Abstract

We consider a supply chain with an upstream supplier who invests in innovation and a downstream manufacturer. We study the impact of supply chain contracts with upstream innovation, focusing on three different contract scenarios: (i) a wholesale price contract set by the supplier, (ii) a quality-dependent wholesale price contract set by the manufacturer, and (iii) a revenue sharing contract. We confirm that a revenue sharing contract can coordinate a supply chain including investment in innovation, whereas wholesale price contracts may result in under investment in innovation. However, the downstream manufacturer does not always prefer a revenue sharing contract; the manufacturer’s profit can be higher under a quality-dependent wholesale price than that under a revenue sharing contract, specifically when the innovation cost of the upstream supplier is low. We then extend our model to incorporate upstream competition between suppliers.
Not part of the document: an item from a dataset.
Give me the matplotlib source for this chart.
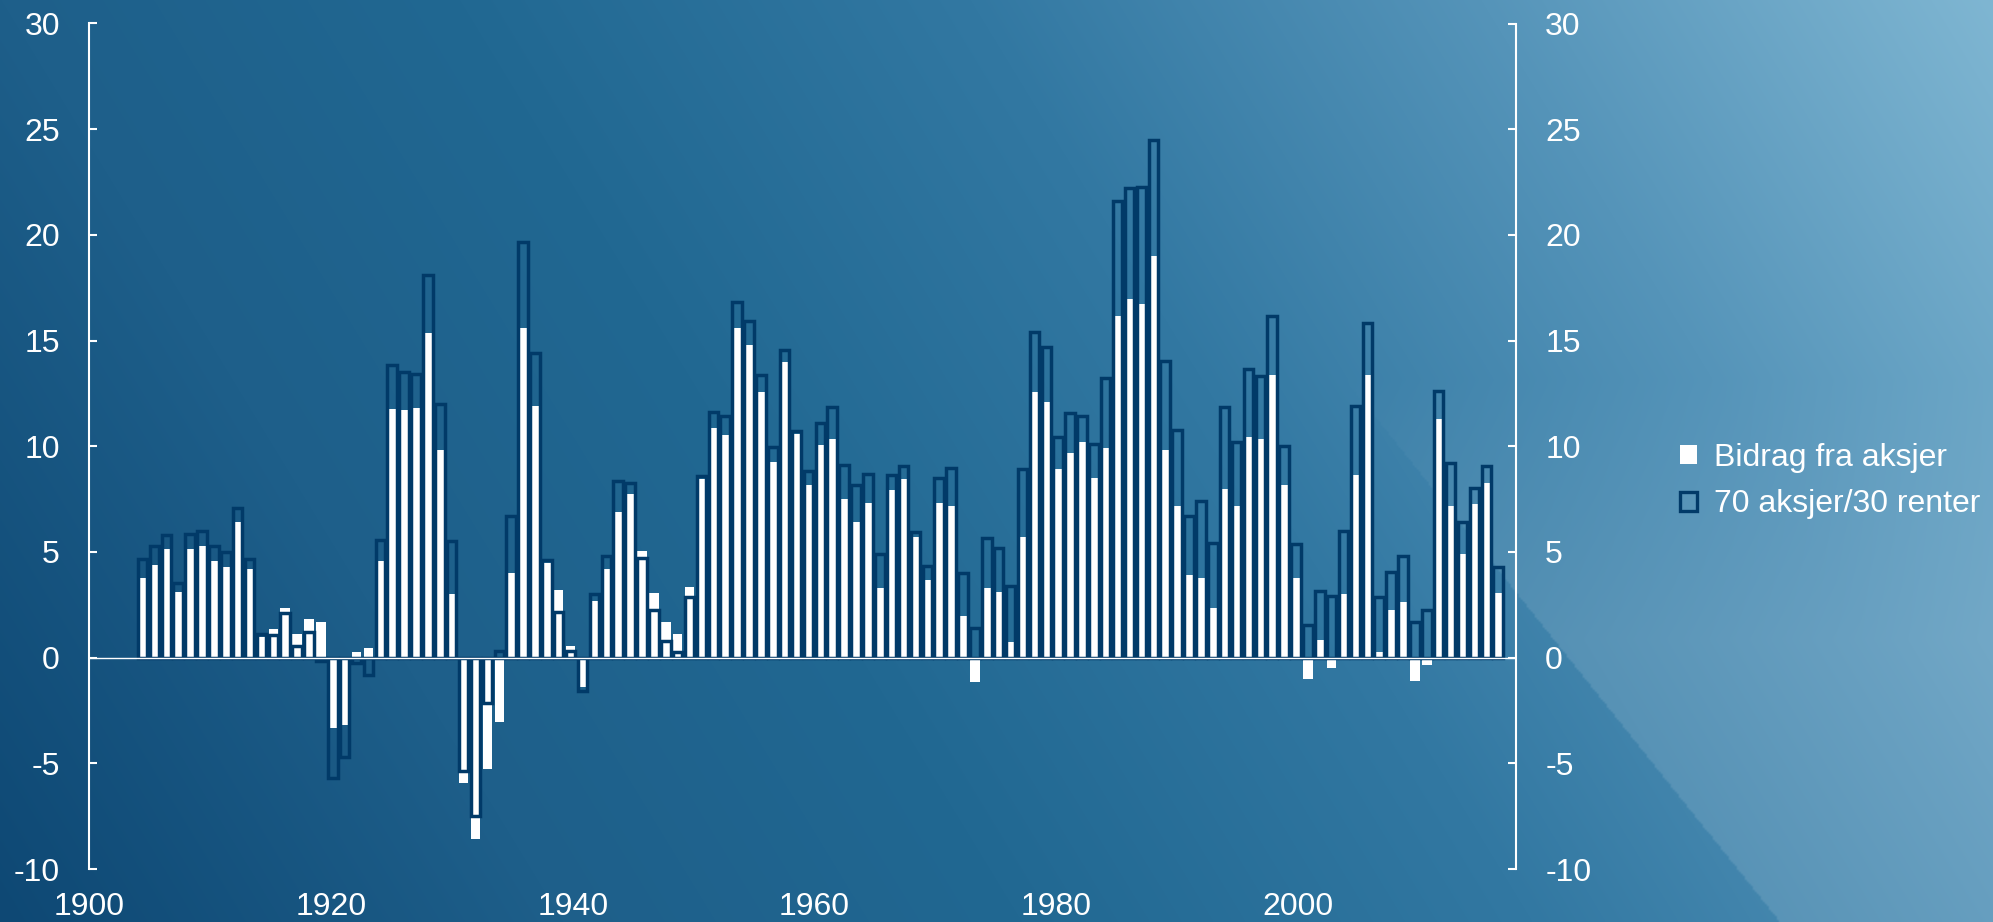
import matplotlib
matplotlib.use("Agg")
import matplotlib.pyplot as plt
from matplotlib.patches import Patch
import numpy as np

plt.rcParams["font.family"] = ["Liberation Sans", "DejaVu Sans"]
plt.rcParams["axes.unicode_minus"] = False

# Årlig avkastning (rullerende), prosent
years = np.arange(1904, 2019)

bidrag_aksjer = [
    3.76, 4.40, 5.12, 3.09, 5.12, 5.26, 4.56, 4.31, 6.40, 4.20,  # 1904-1913
    0.97, 1.35, 2.37, 1.10, 1.81, 1.70, -3.34, -3.20, 0.28, 0.47,  # 1914-1923
    4.56, 11.77, 11.72, 11.80, 15.34, 9.80, 3.01, -5.95, -8.60, -5.29,  # 1924-1933
    -3.03, 3.98, 15.61, 11.91, 4.50, 3.20, 0.53, -1.39, 2.67, 4.17,  # 1934-1943
    6.90, 7.74, 5.04, 3.06, 1.67, 1.11, 3.34, 8.43, 10.85, 10.52,  # 1944-1953
    15.59, 14.81, 12.55, 9.27, 14.00, 10.60, 8.15, 10.05, 10.33, 7.51,  # 1954-1963
    6.40, 7.32, 3.28, 7.93, 8.43, 5.71, 3.67, 7.32, 7.15, 1.95,  # 1964-1973
    -1.17, 3.28, 3.09, 0.72, 5.73, 12.55, 12.11, 8.91, 9.69, 10.19,  # 1974-1983
    8.49, 9.91, 16.17, 16.98, 16.73, 18.98, 9.82, 7.18, 3.90, 3.76,  # 1984-1993
    2.34, 7.96, 7.18, 10.44, 10.33, 13.36, 8.15, 3.79, -1.03, 0.83,  # 1994-2003
    -0.47, 3.03, 8.63, 13.36, 0.28, 2.25, 2.64, -1.11, -0.33, 11.27,  # 2004-2013
    7.18, 4.90, 7.26, 8.24, 3.06,  # 2014-2018
]

portefolje_70_30 = [
    4.68, 5.26, 5.82, 3.51, 5.87, 6.01, 5.29, 5.01, 7.07, 4.68,  # 1904-1913
    1.11, 1.05, 2.10, 0.55, 1.20, -0.15, -5.68, -4.70, -0.25, -0.80,  # 1914-1923
    5.57, 13.86, 13.53, 13.41, 18.09, 12.02, 5.51, -5.35, -7.51, -2.15,  # 1924-1933
    0.30, 6.68, 19.65, 14.42, 4.62, 2.15, 0.30, -1.59, 3.01, 4.81,  # 1934-1943
    8.35, 8.24, 4.70, 2.25, 0.78, 0.28, 2.87, 8.57, 11.63, 11.44,  # 1944-1953
    16.84, 15.92, 13.36, 9.96, 14.53, 10.72, 8.85, 11.08, 11.86, 9.13,  # 1954-1963
    8.15, 8.68, 4.90, 8.63, 9.07, 5.96, 4.34, 8.52, 8.99, 3.98,  # 1964-1973
    1.39, 5.65, 5.18, 3.37, 8.91, 15.39, 14.70, 10.46, 11.55, 11.41,  # 1974-1983
    10.10, 13.22, 21.60, 22.21, 22.27, 24.49, 14.05, 10.77, 6.68, 7.40,  # 1984-1993
    5.40, 11.86, 10.21, 13.64, 13.30, 16.14, 10.02, 5.37, 1.53, 3.15,  # 1994-2003
    2.92, 6.01, 11.91, 15.81, 2.87, 4.04, 4.79, 1.67, 2.23, 12.61,  # 2004-2013
    9.21, 6.40, 8.02, 9.05, 4.31,  # 2014-2018
]

labels = ["Bidrag fra aksjer", "70 aksjer/30 renter"]
year_ticks = [1900, 1920, 1940, 1960, 1980, 2000]
y_ticks = [-10, -5, 0, 5, 10, 15, 20, 25, 30]

NAVY = "#013a68"
FS = 23
W, H = 1993, 922

fig = plt.figure(figsize=(W / 100, H / 100), dpi=100)

# Bakgrunn: diagonal gradient, mørk nede til venstre, lys oppe til høyre
bg = fig.add_axes([0, 0, 1, 1], zorder=-10)
bg.set_axis_off()
gw, gh = W // 2, H // 2
px = np.linspace(0, W, gw)[None, :]
py = np.linspace(0, H, gh)[:, None]
t = 0.78 * (px / W) + 0.22 * (1 - py / H)
stops_t = [0.0, 0.22, 0.4, 0.6, 0.8, 1.0]
stops_c = np.array([
    [14, 72, 116], [30, 95, 138], [33, 104, 146],
    [50, 120, 162], [85, 148, 185], [127, 182, 210],
]) / 255.0
img = np.stack([np.interp(t, stops_t, stops_c[:, k]) for k in range(3)], axis=-1)
# lysere kile nede til høyre, falmer oppover
side = (px - 1370) * 512 - (py - 410) * 410 > 0
amount = 0.12 * np.clip((py - 380) / 260, 0, 1) * side
img = img + (1 - img) * amount[..., None]
bg.imshow(img, extent=(0, 1, 0, 1), aspect="auto", interpolation="bilinear")
bg.set_xlim(0, 1)
bg.set_ylim(0, 1)

ax = fig.add_axes([89 / W, 1 - 869 / H, (1516 - 89) / W, (869 - 23.5) / H])
ax.patch.set_alpha(0)

x = years + 0.5
ax.bar(x, bidrag_aksjer, width=0.8, color="white", linewidth=0, zorder=2)
ax.bar(x, portefolje_70_30, width=0.8, facecolor="none", edgecolor=NAVY,
       linewidth=2.5, zorder=3)
ax.axhline(0, color="white", lw=1.0, zorder=4)

ax.set_xlim(1900, 2020)
ax.set_ylim(-10, 30)
ax.set_xticks([])
ax.set_yticks(y_ticks)
for s in ["top", "bottom", "right"]:
    ax.spines[s].set_visible(False)
ax.spines["left"].set_color("white")
ax.spines["left"].set_linewidth(1.5)
ax.tick_params(axis="y", direction="in", length=6, width=1.5, colors="white",
               labelsize=FS, pad=21)

ax2 = ax.twinx()
ax2.patch.set_alpha(0)
ax2.set_ylim(-10, 30)
ax2.set_yticks(y_ticks)
for s in ["top", "bottom", "left"]:
    ax2.spines[s].set_visible(False)
ax2.spines["right"].set_color("white")
ax2.spines["right"].set_linewidth(1.5)
ax2.tick_params(axis="y", direction="in", length=6, width=1.5, colors="white",
                labelsize=FS, pad=21)


# Årstall-aksen spenner 1900-2018 mens søylene ligger i 120 kategorier
def to_year(v):
    return 1900 + (v - 1900) * 118 / 120


def to_slot(v):
    return 1900 + (v - 1900) * 120 / 118


secax = ax.secondary_xaxis("bottom", functions=(to_year, to_slot))
secax.set_xticks(year_ticks)
secax.spines["bottom"].set_visible(False)
secax.tick_params(length=0, pad=16.5, colors="white", labelsize=FS)

handles = [
    Patch(facecolor="white", edgecolor="none"),
    Patch(facecolor="none", edgecolor=NAVY, linewidth=2.4),
]
leg = fig.legend(handles, labels, loc="center left", bbox_to_anchor=(1680 / W, 1 - 481 / H),
                 frameon=False, fontsize=FS, handlelength=0.54, handleheight=0.54,
                 handletextpad=0.53, labelspacing=0.53, borderpad=0, borderaxespad=0)
for txt in leg.get_texts():
    txt.set_color("white")

fig.savefig("out.png", dpi=100)
plt.close(fig)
When the competing suppliers set the wholesale price, by inviting upstream competition, the manufacturer can increase his profit substantially to the level in which he has the right to set the quality-dependent wholesale price in a one-to-one supply chain. Furthermore, under the upstream competition, the revenue sharing contract coordinates the supply chain, and is also an optimal contract form for the manufacturer. We also analyze the case of complementary suppliers, and show that our primary results are robust.